I was 60 when I retired. My mother looked at me and said, ‘You’re going grey son. You’re the first fat Wallace that ever went grey! They all died first.’ And then another time she decided I was drinking too much. ‘You remember you come from a family of wee fat men that drink too much and died young!’ So I’d always had this at the back of my mind, and doing my genealogy which I’ve done since I retired, there’s only one other Wallace that’s ever lived beyond seventy which I’ve now done, so I was determined I was gonna go on my birthday although as I said, I still enjoyed work. I don’t know how I was coping, I was up and down[to London] every week, and going up and down was a great stress, but you just did it. And I went on… four o’clock on Friday 21st January 2005, I retired. But I was still involved here for a while after that and I haven’t regretted… workwise I stopped clinical work altogether. I kept the Association going for another year, I think I was Past President.
“My retirement is full of five or six Gs: that’s golf, grandchildren, gardening, gym, gluttony and Google.”
I’ve taken to retirement. I’ve felt at times that life is all self-indulgence and I should go and do something. My wife keeps saying I should go and join the Community Council and things like that, but I never got round to it. I always meant to do it. I’ve got this glib thing that I say, that my retirement is full of five or six Gs, that’s golf, grandchildren, gardening, gym, gluttony and Google. It fills my life. But I have no trouble killing time at all.

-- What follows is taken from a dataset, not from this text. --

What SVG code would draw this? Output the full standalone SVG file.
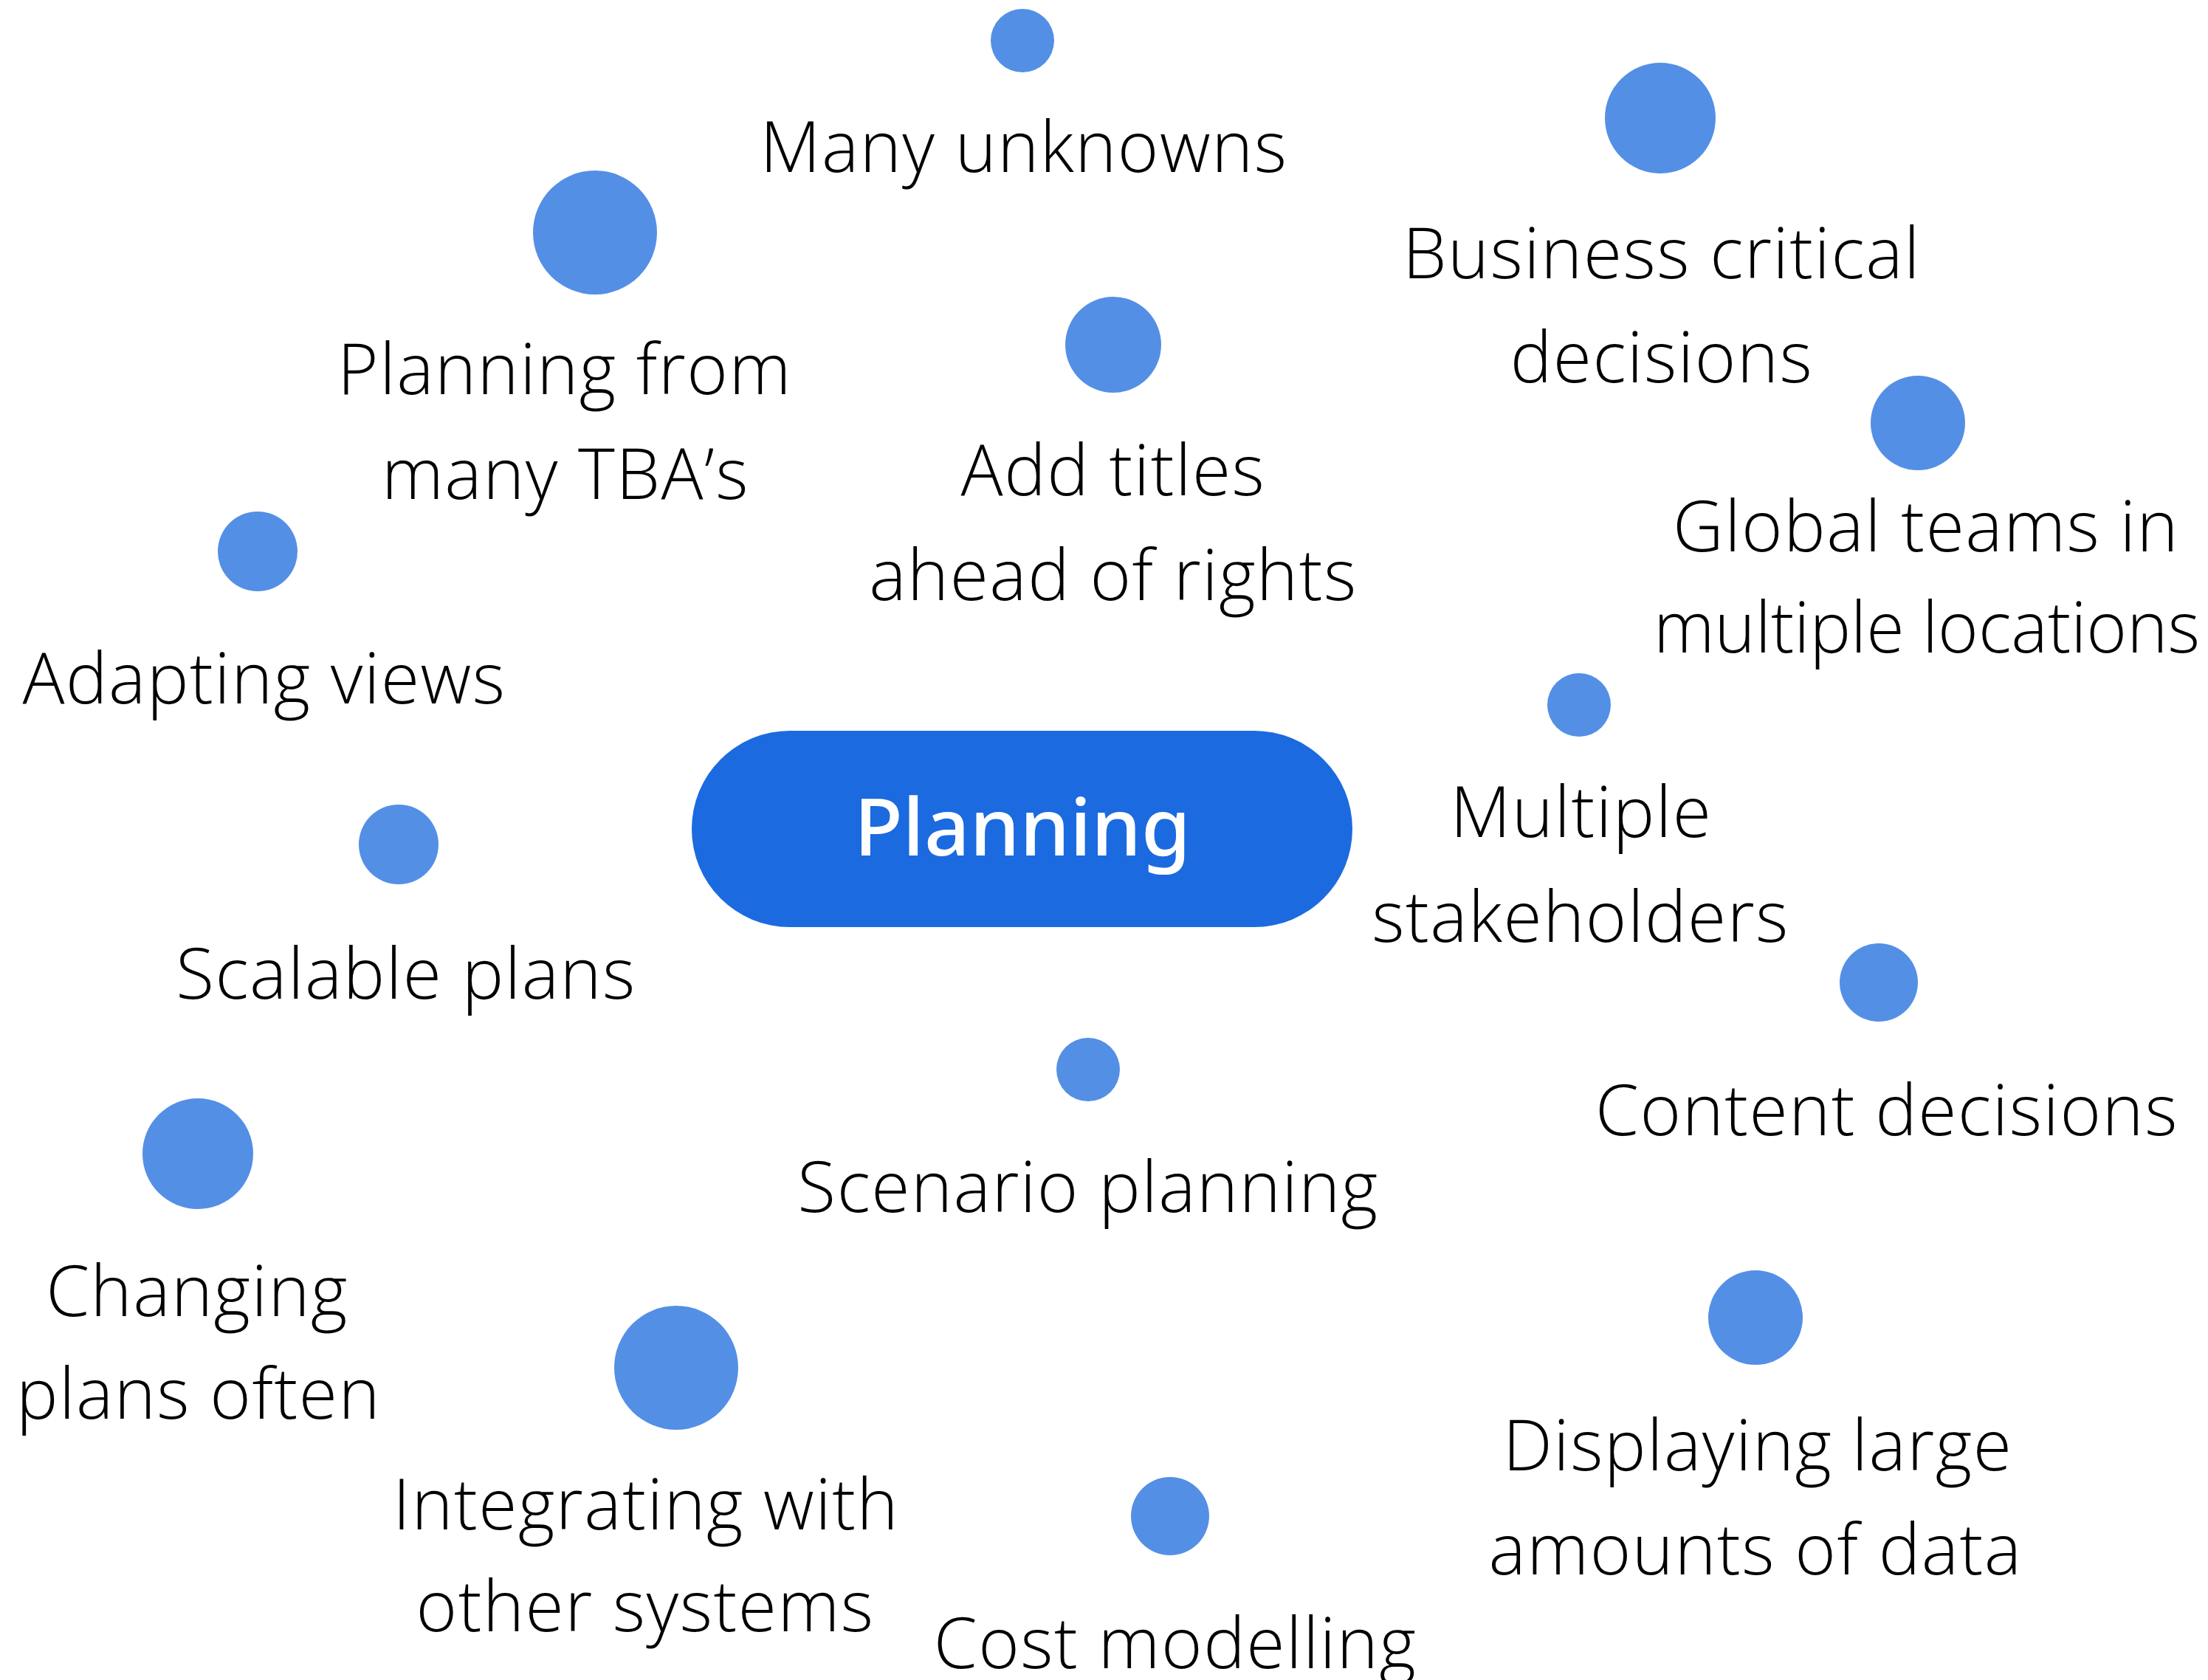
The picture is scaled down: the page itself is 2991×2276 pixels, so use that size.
<svg xmlns="http://www.w3.org/2000/svg" width="2991" height="2276" viewBox="0 0 2991 2276">
<style>
.dot{fill:#548fe6}
.lbl{font-family:"Open Sans","Noto Sans","Liberation Sans",sans-serif;font-size:95px;font-weight:300;letter-spacing:1.5px;fill:#000;text-anchor:middle}
.hub{fill:#1b6ae0}
.hubt{font-family:"Noto Sans","Open Sans","Liberation Sans",sans-serif;font-size:108px;font-weight:500;fill:#fff;text-anchor:middle}
</style>
<rect width="2991" height="2276" fill="#fff"/>
<g id="connectors"></g>
<g id="hub">
<rect class="hub" x="937" y="990" width="895" height="266" rx="133"/>
<text class="hubt" x="1385" y="1159">Planning</text>
</g>
<g id="many-unknowns">
<circle class="dot" cx="1385" cy="55" r="43"/>
<text class="lbl" x="1387" y="233">Many unknowns</text>
</g>
<g id="business-critical">
<circle class="dot" cx="2249" cy="160" r="75"/>
<text class="lbl" x="2251" y="377">Business critical</text>
<text class="lbl" x="2251" y="518">decisions</text>
</g>
<g id="planning-from">
<circle class="dot" cx="806" cy="315" r="84"/>
<text class="lbl" x="765" y="534">Planning from</text>
<text class="lbl" x="766" y="676">many TBA’s</text>
</g>
<g id="add-titles">
<circle class="dot" cx="1508" cy="467" r="65"/>
<text class="lbl" x="1508" y="671">Add titles</text>
<text class="lbl" x="1508" y="813">ahead of rights</text>
</g>
<g id="global-teams">
<circle class="dot" cx="2598" cy="573" r="64"/>
<text class="lbl" x="2609" y="747">Global teams in</text>
<text class="lbl" x="2610" y="884" style="letter-spacing:0" textLength="740" lengthAdjust="spacingAndGlyphs">multiple locations</text>
</g>
<g id="adapting-views">
<circle class="dot" cx="349" cy="747" r="54"/>
<text class="lbl" x="358" y="953">Adapting views</text>
</g>
<g id="multiple-stakeholders">
<circle class="dot" cx="2139" cy="955" r="43"/>
<text class="lbl" x="2142" y="1134">Multiple</text>
<text class="lbl" x="2141" y="1276">stakeholders</text>
</g>
<g id="scalable-plans">
<circle class="dot" cx="540" cy="1144" r="54"/>
<text class="lbl" x="550" y="1353">Scalable plans</text>
</g>
<g id="content-decisions">
<circle class="dot" cx="2545" cy="1331" r="53"/>
<text class="lbl" x="2556" y="1538">Content decisions</text>
</g>
<g id="scenario-planning">
<circle class="dot" cx="1474" cy="1449" r="43"/>
<text class="lbl" x="1474" y="1642">Scenario planning</text>
</g>
<g id="changing-plans">
<circle class="dot" cx="268" cy="1563" r="75"/>
<text class="lbl" x="267" y="1783">Changing</text>
<text class="lbl" x="269" y="1922">plans often</text>
</g>
<g id="displaying-data">
<circle class="dot" cx="2378" cy="1785" r="64"/>
<text class="lbl" x="2381" y="1992">Displaying large</text>
<text class="lbl" x="2378" y="2133">amounts of data</text>
</g>
<g id="integrating">
<circle class="dot" cx="916" cy="1853" r="84"/>
<text class="lbl" x="875" y="2072">Integrating with</text>
<text class="lbl" x="874" y="2210">other systems</text>
</g>
<g id="cost-modelling">
<circle class="dot" cx="1585" cy="2054" r="53"/>
<text class="lbl" x="1592" y="2260">Cost modelling</text>
</g>
</svg>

Regrets? I’ve had a few. I regret not doing more research and I regret some of the papers that registrars had written up that I was to talk off, I never finished, and that affected them a bit. I’ve been an aggressive little swine at times, I also regret. But I mean I did have the small man syndrome I’m sure. And chips on each shoulder. I used to use that as a joke at times. ‘I’m a well-balanced Scotsman, I’ve got a chip on each shoulder and a glass in each hand!’
“I’m a well-balanced Scotsman, I’ve got a chip on each shoulder and a glass in each hand!”
I’d do it all again! I’d like to be an architect. I’d like to go back to that. I’d like to have done more art in my life. I’d like to have spent more time with my kids ‘cause that was part of being up and down here, I missed that, although I think my generation didn’t spend as much time with our kids as… my daughters’ husbands do.
My achievements… I’ve lived to 70! Nearly 71 now. I think being President of five associations and societies, the AAGBI was the biggest one. I coped here, I would say it was alright, but in fact I had a bad year because we were moving here, there was a lot going on, and then these anaesthetic practitioners started coming around again. And it’s a matter of just keeping the ship going and keeping it calm. Calling them anaesthesia physician assistants I’m quite proud of. I don’t know what else, it was just to get through life. I’ve got here!